(Data excerpt)
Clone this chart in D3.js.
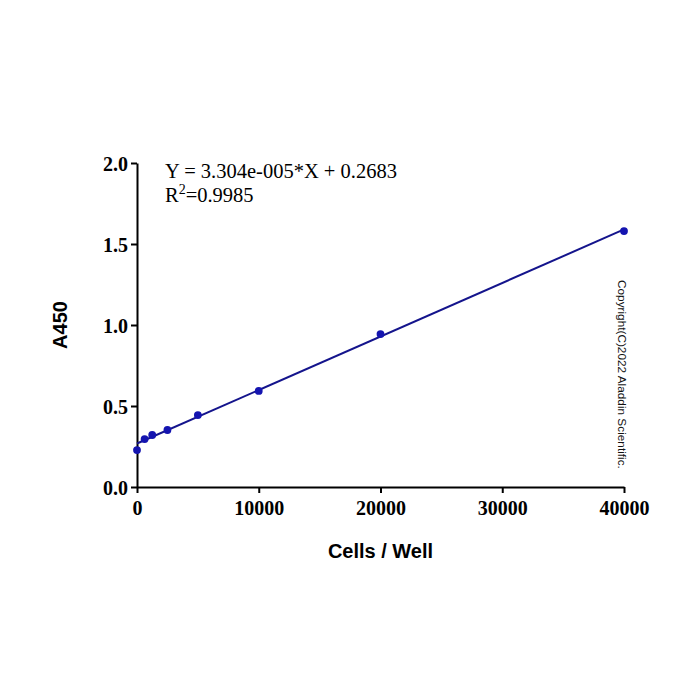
<!DOCTYPE html>
<html>
<head>
<meta charset="utf-8">
<script src="https://cdn.jsdelivr.net/npm/d3@7"></script>
<style>
  body { margin: 0; background: #fff; }
  .tick text { font-family: "Liberation Serif", "Times New Roman", serif; font-weight: bold; font-size: 20px; fill: #000; }
</style>
</head>
<body>
<div id="chart"></div>
<script>
// Standard curve data
const cellsPerWell = [0, 625, 1250, 2500, 5000, 10000, 20000, 40000];
const a450 = [0.228, 0.296, 0.321, 0.352, 0.444, 0.593, 0.944, 1.580];
const xTicks = [0, 10000, 20000, 30000, 40000];
const yTicks = [0.0, 0.5, 1.0, 1.5, 2.0];
const slope = 3.304e-5;
const intercept = 0.2683;

const width = 700, height = 700;
const margin = {top: 163, right: 76, bottom: 213, left: 137};
const innerW = width - margin.left - margin.right;
const innerH = height - margin.top - margin.bottom;

const svg = d3.select('#chart')
    .append('svg')
    .attr('width', width)
    .attr('height', height);

const g = svg.append('g')
    .attr('transform', `translate(${margin.left},${margin.top})`);

const x = d3.scaleLinear().domain([0, 40000]).range([0, innerW]);
const y = d3.scaleLinear().domain([0, 2]).range([innerH, 0]);

// Axes
const xAxis = d3.axisBottom(x).tickValues(xTicks).tickSize(6).tickSizeOuter(0).tickPadding(4)
    .tickFormat(d => d3.format('d')(d));
const yAxis = d3.axisLeft(y).tickValues(yTicks).tickSize(6).tickSizeOuter(0).tickPadding(3)
    .tickFormat(d3.format('.1f'));

const gx = g.append('g')
    .attr('transform', `translate(0,${innerH})`)
    .call(xAxis);
const gy = g.append('g').call(yAxis);

[gx, gy].forEach(a => {
    a.select('.domain').attr('stroke', '#000').attr('stroke-width', 2);
    a.selectAll('.tick line').attr('stroke', '#000').attr('stroke-width', 2);
});
gx.selectAll('.tick text').attr('dy', '0.9em');
gy.selectAll('.tick text').attr('dy', '0.35em');

// Fitted line
const line = d3.line()
    .x(d => x(d))
    .y(d => y(slope * d + intercept));

g.append('path')
    .datum([0, 40000])
    .attr('d', line)
    .attr('fill', 'none')
    .attr('stroke', '#14148c')
    .attr('stroke-width', 2);

// Points
g.selectAll('circle')
    .data(cellsPerWell.map((c, i) => ({c, v: a450[i]})))
    .enter()
    .append('circle')
    .attr('cx', d => x(d.c))
    .attr('cy', d => y(d.v))
    .attr('r', 3.9)
    .attr('fill', '#1414b0');

// Equation
const eq = g.append('g')
    .style('font-family', '"Liberation Serif", "Times New Roman", serif')
    .style('font-size', '20.5px');
eq.append('text')
    .attr('x', 28)
    .attr('y', 15)
    .text('Y = 3.304e-005*X + 0.2683');
const r2 = eq.append('text')
    .attr('x', 28)
    .attr('y', 39);
r2.append('tspan').text('R');
r2.append('tspan').attr('dy', -8).style('font-size', '14px').text('2');
r2.append('tspan').attr('dy', 8).text('=0.9985');

// Axis titles
svg.append('text')
    .attr('x', margin.left + innerW / 2)
    .attr('y', 558)
    .attr('text-anchor', 'middle')
    .style('font-family', '"Liberation Sans", Arial, sans-serif')
    .style('font-weight', 'bold')
    .style('font-size', '20px')
    .text('Cells / Well');

svg.append('text')
    .attr('transform', `translate(67,${margin.top + innerH / 2}) rotate(-90)`)
    .attr('text-anchor', 'middle')
    .style('font-family', '"Liberation Sans", Arial, sans-serif')
    .style('font-weight', 'bold')
    .style('font-size', '20px')
    .text('A450');

// Watermark
svg.append('text')
    .attr('transform', 'translate(618,280) rotate(90)')
    .style('font-family', '"Liberation Sans", Arial, sans-serif')
    .style('font-size', '11.8px')
    .attr('fill', '#111')
    .text('Copyright(C)2022 Aladdin Scientific.');
</script>
</body>
</html>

(Task requirements) Drop the images and repeat the data exactly.

(Response to the exercise)
Clone this chart in D3.js.
<!DOCTYPE html>
<html>
<head>
<meta charset="utf-8">
<script src="https://cdn.jsdelivr.net/npm/d3@7"></script>
<style>
  body { margin: 0; background: #fff; }
  .tick text { font-family: "Liberation Serif", "Times New Roman", serif; font-weight: bold; font-size: 20px; fill: #000; }
</style>
</head>
<body>
<div id="chart"></div>
<script>
// Standard curve data
const cellsPerWell = [0, 625, 1250, 2500, 5000, 10000, 20000, 40000];
const a450 = [0.228, 0.296, 0.321, 0.352, 0.444, 0.593, 0.944, 1.580];
const xTicks = [0, 10000, 20000, 30000, 40000];
const yTicks = [0.0, 0.5, 1.0, 1.5, 2.0];
const slope = 3.304e-5;
const intercept = 0.2683;

const width = 700, height = 700;
const margin = {top: 163, right: 76, bottom: 213, left: 137};
const innerW = width - margin.left - margin.right;
const innerH = height - margin.top - margin.bottom;

const svg = d3.select('#chart')
    .append('svg')
    .attr('width', width)
    .attr('height', height);

const g = svg.append('g')
    .attr('transform', `translate(${margin.left},${margin.top})`);

const x = d3.scaleLinear().domain([0, 40000]).range([0, innerW]);
const y = d3.scaleLinear().domain([0, 2]).range([innerH, 0]);

// Axes
const xAxis = d3.axisBottom(x).tickValues(xTicks).tickSize(6).tickSizeOuter(0).tickPadding(4)
    .tickFormat(d => d3.format('d')(d));
const yAxis = d3.axisLeft(y).tickValues(yTicks).tickSize(6).tickSizeOuter(0).tickPadding(3)
    .tickFormat(d3.format('.1f'));

const gx = g.append('g')
    .attr('transform', `translate(0,${innerH})`)
    .call(xAxis);
const gy = g.append('g').call(yAxis);

[gx, gy].forEach(a => {
    a.select('.domain').attr('stroke', '#000').attr('stroke-width', 2);
    a.selectAll('.tick line').attr('stroke', '#000').attr('stroke-width', 2);
});
gx.selectAll('.tick text').attr('dy', '0.9em');
gy.selectAll('.tick text').attr('dy', '0.35em');

// Fitted line
const line = d3.line()
    .x(d => x(d))
    .y(d => y(slope * d + intercept));

g.append('path')
    .datum([0, 40000])
    .attr('d', line)
    .attr('fill', 'none')
    .attr('stroke', '#14148c')
    .attr('stroke-width', 2);

// Points
g.selectAll('circle')
    .data(cellsPerWell.map((c, i) => ({c, v: a450[i]})))
    .enter()
    .append('circle')
    .attr('cx', d => x(d.c))
    .attr('cy', d => y(d.v))
    .attr('r', 3.9)
    .attr('fill', '#1414b0');

// Equation
const eq = g.append('g')
    .style('font-family', '"Liberation Serif", "Times New Roman", serif')
    .style('font-size', '20.5px');
eq.append('text')
    .attr('x', 28)
    .attr('y', 15)
    .text('Y = 3.304e-005*X + 0.2683');
const r2 = eq.append('text')
    .attr('x', 28)
    .attr('y', 39);
r2.append('tspan').text('R');
r2.append('tspan').attr('dy', -8).style('font-size', '14px').text('2');
r2.append('tspan').attr('dy', 8).text('=0.9985');

// Axis titles
svg.append('text')
    .attr('x', margin.left + innerW / 2)
    .attr('y', 558)
    .attr('text-anchor', 'middle')
    .style('font-family', '"Liberation Sans", Arial, sans-serif')
    .style('font-weight', 'bold')
    .style('font-size', '20px')
    .text('Cells / Well');

svg.append('text')
    .attr('transform', `translate(67,${margin.top + innerH / 2}) rotate(-90)`)
    .attr('text-anchor', 'middle')
    .style('font-family', '"Liberation Sans", Arial, sans-serif')
    .style('font-weight', 'bold')
    .style('font-size', '20px')
    .text('A450');

// Watermark
svg.append('text')
    .attr('transform', 'translate(618,280) rotate(90)')
    .style('font-family', '"Liberation Sans", Arial, sans-serif')
    .style('font-size', '11.8px')
    .attr('fill', '#111')
    .text('Copyright(C)2022 Aladdin Scientific.');
</script>
</body>
</html>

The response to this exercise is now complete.